Maori Party MP Hone Harawira says everyone is in "a tizz" about him skipping a European parliamentary delegation meeting to make a 300km dash from Brussels to go sightseeing in Paris.
He said the trip was a breach of Parliamentary protocol but that he had discussed the issues with a European Parliamentary MP and had not "missed anything".
Mr Harawira is now being investigated for the trip. He was leading a three-MP group that travelled to Europe last month for meetings in Brussels and Geneva when he decided on the jaunt.
"How many times in my lifetime am I going to get to Europe? So I thought, 'F*** it, I'm off. I'm off to Paris'," he said yesterday.
Mr Harawira, whose wife, Hilda, accompanied him on the trip, paid for the extra travel himself and said many of the issues that were due to be discussed at the missed meeting had been broached at a dinner the night before.
He had asked European Parliament MP Mara Bizzotto - who chaired the delegation for relations with Australia and New Zealand - if he could skip the meeting "and she was cool with it".
"We had dinner with her the night before.
"I said to her, 'Look, I'll introduce you to some All Blacks when you come down to Aotearoa', and she really liked that bit."
In a statement released today, Mr Harawira said of the invitation: "She positively glowed with happiness at the thought, so after all the speeches were over I did the honourable thing and closed the evening with a haka which brought the house down."
He said he also met with a European MP from Finland to discuss the similarities between the Saami people and Maori, and made tentative arrangements for a future visit to Finland to see how the Saami parliament was run.
In a Q & A media release, Mr Harawira asked himself if he enjoyed the trip. "Hell yes," he replied.
He said he had not been given any "flak" from party leaders and has had no negative feedback from constituents.
"In fact one Pakeha lady stopped me to say she loved my article about the Paris trip and said she could picture the places I talked about as I described them. The only adverse comments I've had are from the press."
National MP Katrina Shanks and Labour MP Rajen Prasad were in Europe with Mr Harawira, and Ms Shanks was left to chair the meeting, and later to report on it.
The meeting discussed relations between the EU and New Zealand, family and youth policies and multiculturalism.

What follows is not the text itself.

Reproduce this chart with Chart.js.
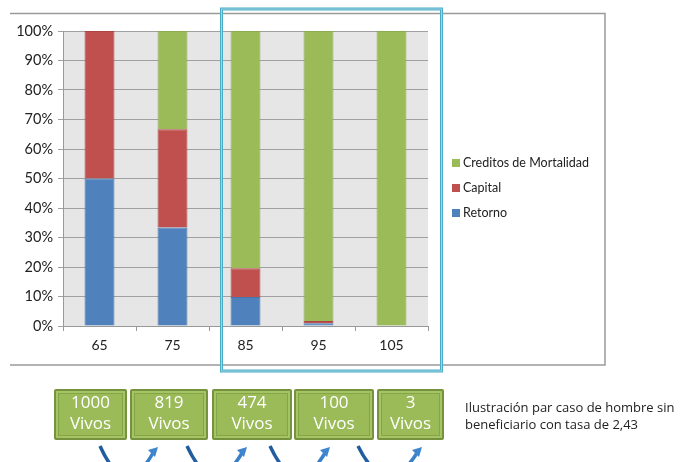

It is not the first time the MP for Te Tai Tokerau has mixed pleasure with business while overseas.
In 2007, he was ordered to pay back $1100 - half the price of his business-class flights - after leaving half way through a four-day select committee trip to Melbourne, to visit Aboriginal groups in Alice Springs.
A Parliamentary Service spokesman yesterday said the Office of the Clerk was looking into Mr Harawira's Paris trip and it was possible he could be asked to repay a portion of his travel costs if he had missed official business.
But Mr Harawira was yesterday unrepentant. "I accept it was outside the boundaries, but I don't feel uncomfortable with it."
He said he told Ms Shanks before going to Paris, but had not spoken to Dr Prasad until his return.
"He [Dr Prasad] had a laugh and said, 'Well, what goes on tour stays on tour'."
Mr Harawira effectively dobbed himself in by writing about the Paris trip in his column in the Kaitaia-based Northland Age newspaper.
In it, he describes the Louvre as "the museum made famous by Dan Brown's Da Vinci Code" and tells why he and his wife went to only the second level of the Eiffel Tower: "Too many people, not enough time, but high enough to see the grandeur of a beautiful city."
Yesterday, he said he was not the kind to keep such things hidden and readers of his column told him they loved the piece.